## [Problem requirements]
Write out the entire listing below exactly, with the pictures left out.

## [Data segment]
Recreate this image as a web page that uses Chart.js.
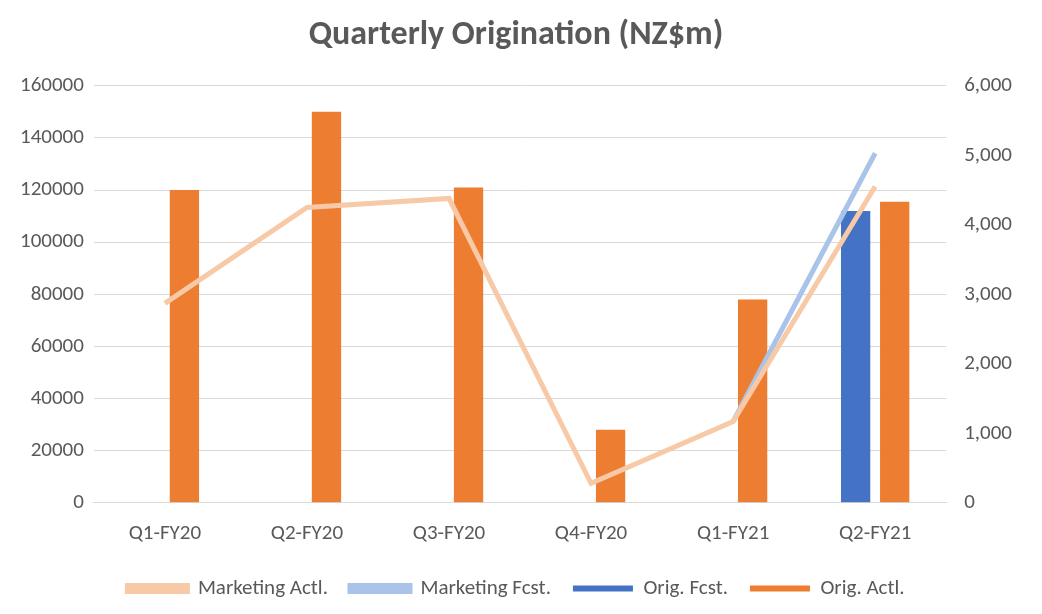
<!DOCTYPE html>
<html>
<head>
<meta charset="utf-8">
<script src="https://cdn.jsdelivr.net/npm/chart.js@4"></script>
<style>
  body { margin: 0; background: #fff; }
</style>
</head>
<body>
<canvas id="myChart" width="1042" height="614"></canvas>
<script>
var quarters = ['Q1-FY20', 'Q2-FY20', 'Q3-FY20', 'Q4-FY20', 'Q1-FY21', 'Q2-FY21'];
var origFcst = [null, null, null, null, null, 112000];
var origActl = [120000, 150000, 121000, 28000, 78000, 115500];
var mktFcst = [null, null, null, null, 1170, 5030];
var mktActl = [2870, 4250, 4380, 280, 1170, 4550];

Chart.defaults.font.family = 'Calibri, Carlito, "Open Sans", sans-serif';
Chart.defaults.color = '#595959';

var ctx = document.getElementById('myChart');
var chart = new Chart(ctx, {
    type: 'bar',
    data: {
        labels: quarters,
        datasets: [
            { label: 'Orig. Fcst.', data: origFcst, backgroundColor: '#4472C4', yAxisID: 'y', order: 2,
              barPercentage: 0.75, categoryPercentage: 0.55 },
            { label: 'Orig. Actl.', data: origActl, backgroundColor: '#ED7D31', yAxisID: 'y', order: 2,
              barPercentage: 0.75, categoryPercentage: 0.55 },
            { label: 'Marketing Fcst.', type: 'line', data: mktFcst, borderColor: '#A9C4E8', backgroundColor: '#A9C4E8',
              borderWidth: 5, pointRadius: 0, yAxisID: 'y1', order: 1 },
            { label: 'Marketing Actl.', type: 'line', data: mktActl, borderColor: '#F7C9A6', backgroundColor: '#F7C9A6',
              borderWidth: 5, pointRadius: 0, yAxisID: 'y1', order: 0 }
        ]
    },
    options: {
        responsive: false,
        animation: false,
        layout: { padding: { left: 10, right: 20, top: 10, bottom: 5 } },
        plugins: {
            title: { display: true, text: 'Quarterly Origination (NZ$m)', font: { size: 34, weight: 'bold' },
                     color: '#595959', padding: { top: 5, bottom: 30 } },
            legend: { position: 'bottom', labels: { font: { size: 21 }, boxWidth: 60, boxHeight: 6, padding: 22 } },
            tooltip: { enabled: false }
        },
        scales: {
            x: { grid: { display: false }, border: { color: '#d9d9d9' },
                 ticks: { font: { size: 21 }, padding: 10, maxRotation: 0 } },
            y: { position: 'left', min: 0, max: 160000, ticks: { stepSize: 20000, font: { size: 21 }, padding: 10,
                   callback: function (v) { return String(v); } },
                 grid: { color: '#d9d9d9', drawTicks: false }, border: { display: false } },
            y1: { position: 'right', min: 0, max: 6000, ticks: { stepSize: 1000, font: { size: 21 }, padding: 10 },
                  grid: { display: false }, border: { display: false } }
        }
    }
});
</script>
</body>
</html>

## [Task result]
Recreate this image as a web page that uses Chart.js.
<!DOCTYPE html>
<html>
<head>
<meta charset="utf-8">
<script src="https://cdn.jsdelivr.net/npm/chart.js@4"></script>
<style>
  body { margin: 0; background: #fff; }
</style>
</head>
<body>
<canvas id="myChart" width="1042" height="614"></canvas>
<script>
var quarters = ['Q1-FY20', 'Q2-FY20', 'Q3-FY20', 'Q4-FY20', 'Q1-FY21', 'Q2-FY21'];
var origFcst = [null, null, null, null, null, 112000];
var origActl = [120000, 150000, 121000, 28000, 78000, 115500];
var mktFcst = [null, null, null, null, 1170, 5030];
var mktActl = [2870, 4250, 4380, 280, 1170, 4550];

Chart.defaults.font.family = 'Calibri, Carlito, "Open Sans", sans-serif';
Chart.defaults.color = '#595959';

var ctx = document.getElementById('myChart');
var chart = new Chart(ctx, {
    type: 'bar',
    data: {
        labels: quarters,
        datasets: [
            { label: 'Orig. Fcst.', data: origFcst, backgroundColor: '#4472C4', yAxisID: 'y', order: 2,
              barPercentage: 0.75, categoryPercentage: 0.55 },
            { label: 'Orig. Actl.', data: origActl, backgroundColor: '#ED7D31', yAxisID: 'y', order: 2,
              barPercentage: 0.75, categoryPercentage: 0.55 },
            { label: 'Marketing Fcst.', type: 'line', data: mktFcst, borderColor: '#A9C4E8', backgroundColor: '#A9C4E8',
              borderWidth: 5, pointRadius: 0, yAxisID: 'y1', order: 1 },
            { label: 'Marketing Actl.', type: 'line', data: mktActl, borderColor: '#F7C9A6', backgroundColor: '#F7C9A6',
              borderWidth: 5, pointRadius: 0, yAxisID: 'y1', order: 0 }
        ]
    },
    options: {
        responsive: false,
        animation: false,
        layout: { padding: { left: 10, right: 20, top: 10, bottom: 5 } },
        plugins: {
            title: { display: true, text: 'Quarterly Origination (NZ$m)', font: { size: 34, weight: 'bold' },
                     color: '#595959', padding: { top: 5, bottom: 30 } },
            legend: { position: 'bottom', labels: { font: { size: 21 }, boxWidth: 60, boxHeight: 6, padding: 22 } },
            tooltip: { enabled: false }
        },
        scales: {
            x: { grid: { display: false }, border: { color: '#d9d9d9' },
                 ticks: { font: { size: 21 }, padding: 10, maxRotation: 0 } },
            y: { position: 'left', min: 0, max: 160000, ticks: { stepSize: 20000, font: { size: 21 }, padding: 10,
                   callback: function (v) { return String(v); } },
                 grid: { color: '#d9d9d9', drawTicks: false }, border: { display: false } },
            y1: { position: 'right', min: 0, max: 6000, ticks: { stepSize: 1000, font: { size: 21 }, padding: 10 },
                  grid: { display: false }, border: { display: false } }
        }
    }
});
</script>
</body>
</html>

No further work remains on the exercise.